After the long ride of the previous day, today’s ride would be shorter with fast hard tracks to ride. The morning saw us making good speed in the very hot sun.
The trail was mainly laterite though there were small sections of mud where the top surface had worn away leaving small rutted sections which can easily catch you out if you hit them at speed. Though it did result in an interesting overtake where I hit a corner fast was committed to the line and passed another rider with my rear wheel off the ground.
By midday we had completed the track and were back on the graded road which was fortunate as one of the bikes had failed close to the end of the track. At this point, the group split part of the group taking the shorter route to town while the rest of us took a loop through a forest towards T’ Beang Meanchey. At the end of the day, I would have time to reflect on the decision to take the easy or difficult road.

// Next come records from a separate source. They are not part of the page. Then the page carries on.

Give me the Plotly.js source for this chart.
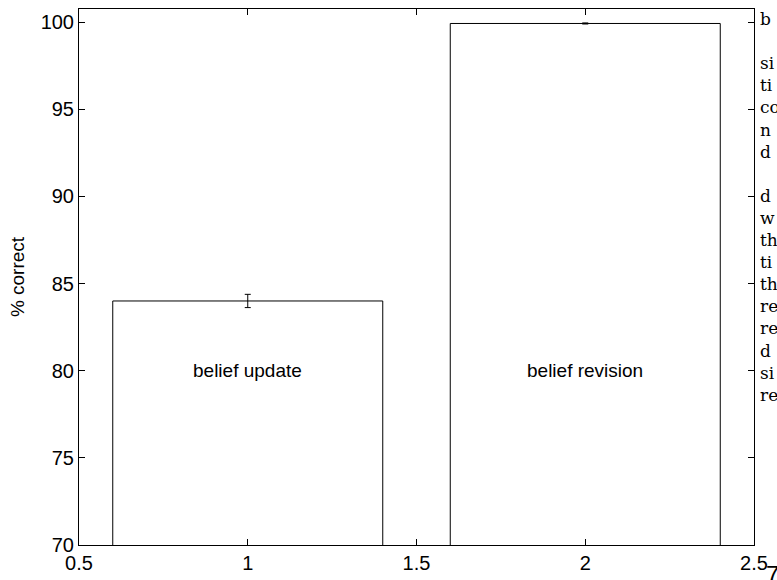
<!DOCTYPE html>
<html>
<head>
<meta charset="utf-8">
<script src="https://cdn.plot.ly/plotly-3.0.1.min.js"></script>
<style>html,body{margin:0;padding:0;background:#fff;}#chart{width:777px;height:580px;}</style>
</head>
<body>
<div id="chart"></div>
<script>
const categories = [1, 2];
const barLabels = ["belief update", "belief revision"];
const values = [84.0, 99.92];
const errors = [0.38, 0.03];
const labelY = 80;
const xTicks = [0.5, 1, 1.5, 2, 2.5];
const xTickText = ["0.5", "1", "1.5", "2", "2.5"];
const yTicks = [70, 75, 80, 85, 90, 95, 100];
const sideText = ["b", "", "si", "ti", "co", "n", "d", "", "d", "w", "th", "ti", "th", "re", "re", "d", "si", "re"];

const trace = {
  type: "bar",
  x: categories,
  y: values,
  width: 0.8,
  marker: {color: "#ffffff", line: {color: "#000000", width: 1}},
  error_y: {type: "data", array: errors, visible: true, color: "#000000", thickness: 1, width: 3},
  hoverinfo: "none"
};

const annotations = barLabels.map((t, i) => ({
  x: categories[i], y: labelY, xref: "x", yref: "y", text: t, showarrow: false,
  font: {family: "Liberation Sans, Arial, sans-serif", size: 19, color: "#000"}
}));
annotations.push({
  xref: "paper", yref: "paper", x: 1.006, y: 1.004, xanchor: "left", yanchor: "top",
  align: "left", showarrow: false, text: sideText.join("<br>"),
  font: {family: "DejaVu Serif, Liberation Serif, serif", size: 17, color: "#000"}
});
annotations.push({
  xref: "paper", yref: "paper", x: 1.027, y: -0.026, xanchor: "center", yanchor: "top",
  showarrow: false, text: "7",
  font: {family: "Liberation Sans, Arial, sans-serif", size: 24, color: "#000"}
});

const axisCommon = {
  showline: true, linecolor: "#000", linewidth: 1, mirror: "ticks",
  ticks: "inside", ticklen: 6, tickcolor: "#000", tickwidth: 1,
  showgrid: false, zeroline: false,
  tickfont: {family: "Liberation Sans, Arial, sans-serif", size: 20, color: "#000"}
};

const layout = {
  width: 777, height: 580,
  margin: {l: 79, r: 23, t: 9, b: 35},
  paper_bgcolor: "#fff", plot_bgcolor: "#fff",
  showlegend: false,
  xaxis: Object.assign({}, axisCommon, {range: [0.5, 2.5], tickvals: xTicks, ticktext: xTickText, ticklabelstandoff: 0}),
  yaxis: Object.assign({}, axisCommon, {range: [70, 100.75], tickvals: yTicks,
    title: {text: "% correct", standoff: 10, font: {family: "Liberation Sans, Arial, sans-serif", size: 19, color: "#000"}}}),
  annotations: annotations
};

Plotly.newPlot("chart", [trace], layout, {displayModeBar: false, staticPlot: true});
</script>
</body>
</html>
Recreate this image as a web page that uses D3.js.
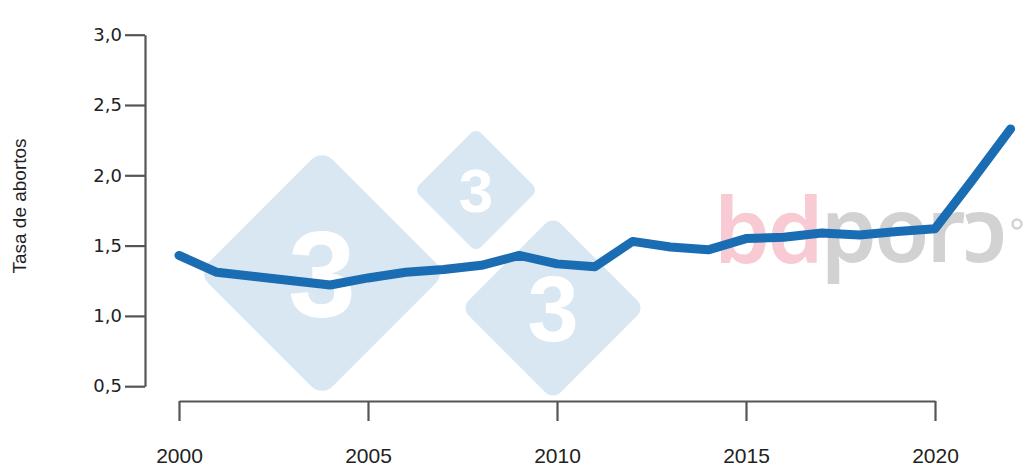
<!DOCTYPE html>
<html>
<head>
<meta charset="utf-8">
<script src="https://cdn.jsdelivr.net/npm/d3@7"></script>
<style>
  html, body { margin: 0; padding: 0; background: #ffffff; }
  svg { display: block; }
</style>
</head>
<body>
<svg id="chart" width="1027" height="468"></svg>
<script>
const years = [2000, 2001, 2002, 2003, 2004, 2005, 2006, 2007, 2008, 2009, 2010, 2011,
               2012, 2013, 2014, 2015, 2016, 2017, 2018, 2019, 2020, 2021, 2022];
const abortionRate = [1.43, 1.31, 1.28, 1.25, 1.22, 1.27, 1.31, 1.33, 1.36, 1.43, 1.37, 1.35,
                      1.53, 1.49, 1.47, 1.55, 1.56, 1.59, 1.575, 1.60, 1.62, 1.97, 2.33];
const yTicks = [0.5, 1.0, 1.5, 2.0, 2.5, 3.0];
const xTicks = [2000, 2005, 2010, 2015, 2020];
const yTitle = "Tasa de abortos";

const svg = d3.select("#chart");

const x = d3.scaleLinear().domain([2000, 2020]).range([179, 935]);
const y = d3.scaleLinear().domain([0.5, 3.0]).range([386.2, 34.7]);

// Watermark (background decoration)
const wm = svg.append("g").attr("class", "watermark");
const diamonds = [
  {cx: 322, cy: 273, r: 124, fs: 122},
  {cx: 476, cy: 190, r: 62, fs: 62},
  {cx: 553, cy: 308, r: 92, fs: 92}
];
diamonds.forEach(d => {
  const s = d.r * Math.SQRT1_2 * 2;
  wm.append("rect")
    .attr("x", -s / 2).attr("y", -s / 2)
    .attr("width", s).attr("height", s)
    .attr("rx", d.r * 0.12)
    .attr("transform", `translate(${d.cx},${d.cy}) rotate(45)`)
    .attr("fill", "#d9e7f3");
  wm.append("text")
    .attr("x", d.cx).attr("y", d.cy + d.fs * 0.36)
    .attr("text-anchor", "middle")
    .attr("font-family", "Liberation Sans, Arial, sans-serif")
    .attr("font-weight", "bold")
    .attr("font-size", d.fs)
    .attr("fill", "#ffffff")
    .text("3");
});
const logo = wm.append("text")
  .attr("x", 714).attr("y", 262)
  .attr("font-family", "'Noto Sans', 'DejaVu Sans', sans-serif")
  .attr("font-weight", 600)
  .attr("font-size", 90)
  .attr("letter-spacing", -3);
logo.append("tspan").attr("fill", "#f8cad3").text("bd");
logo.append("tspan").attr("fill", "#d2d2d2").text("porɔ");
wm.append("circle").attr("cx", 1017).attr("cy", 224).attr("r", 4.5)
  .attr("fill", "none").attr("stroke", "#d2d2d2").attr("stroke-width", 2.5);

// Axes
const axisColor = "#555555";
const yAxis = svg.append("g")
  .attr("transform", "translate(145,0)")
  .call(d3.axisLeft(y).tickValues(yTicks).tickSizeInner(20).tickSizeOuter(0).tickPadding(3)
        .tickFormat(d => d.toFixed(1).replace(".", ",")));
yAxis.selectAll("path, line").attr("stroke", axisColor).attr("stroke-width", 2.2);
yAxis.selectAll("text")
  .attr("font-family", "DejaVu Sans, sans-serif")
  .attr("font-size", 18)
  .attr("fill", "#222");

const xAxis = svg.append("g")
  .attr("transform", "translate(0,401)")
  .call(d3.axisBottom(x).tickValues(xTicks).tickSizeInner(20).tickSizeOuter(0).tickPadding(27)
        .tickFormat(d3.format("d")));
xAxis.selectAll("path, line").attr("stroke", axisColor).attr("stroke-width", 2.2);
xAxis.selectAll("text")
  .attr("font-family", "Liberation Sans, Arial, sans-serif")
  .attr("font-size", 21)
  .attr("fill", "#222");

// Y title
svg.append("text")
  .attr("transform", "translate(26,206) rotate(-90)")
  .attr("text-anchor", "middle")
  .attr("font-family", "Liberation Sans, Arial, sans-serif")
  .attr("font-size", 19)
  .attr("fill", "#222")
  .text(yTitle);

// Line
const data = years.map((yr, i) => ({yr, v: abortionRate[i]}));
svg.append("path")
  .datum(data)
  .attr("fill", "none")
  .attr("stroke", "#1a6db2")
  .attr("stroke-width", 9)
  .attr("stroke-linejoin", "round")
  .attr("stroke-linecap", "round")
  .attr("d", d3.line().x(d => x(d.yr)).y(d => y(d.v)));
</script>
</body>
</html>
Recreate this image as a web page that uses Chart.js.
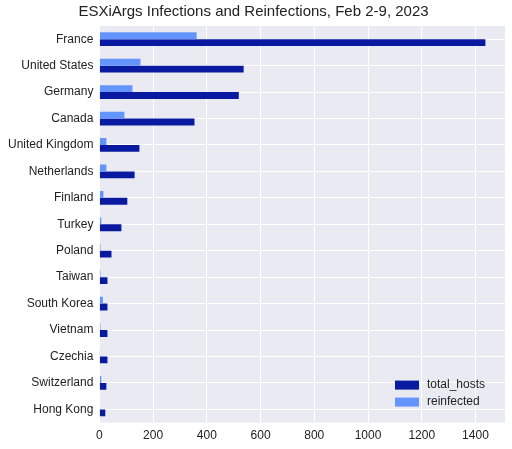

As the water level in the rivers has dropped the ferries for the small rivers have been replaced by bridges controlled by the local ferryman and they expect a toll for each vehicle passing over their bridge. On one occasion we decided that the water was sufficiently shallow that we would just ride the bikes across much the obvious disappointment of the kid controlling the bridge.
After lunch, I decided I would go with the group taking the more difficult route, which included crossing a number of small bridges where the holes between the planks were sometimes bigger than the bridge itself. Approaching one such bridge at speed through a cloud of dust when braking hard the front washed out and saw me land on the ground hard foot trapped under the bike. Later I saw that the hot exhaust had melted through my trousers causing a reasonable size hole.
That was all forgotten when we got to our next big crossing of a small river where we had two options. Option 1 was cross using a small suspension bridge 6 metres above the river or ride down one bank and up the other side. I decided to take the suspension bridge which started to sway once the bike was on it. A steady ride to the middle and then a bit of gas got me safely across. Those that rode down the bank had mixed experiences some making it easily others having a few spills including one of the local guides who attempted to ride out the bike of one of our party who had crashed at the bottom of the river. The bike ended up in a vine bush pointing back down towards the river but fortunately on the right side of the river. It took some 20 minutes to retrieve the bike. The remainder of the trip to T’ Beang Meanchey was uneventful apart from a ride through a group of lorries upgrading the highway.
So to return to my moment of reflection yes the easier route is in most cases the more obvious path to take however the harder route will provide you with more experiences in life.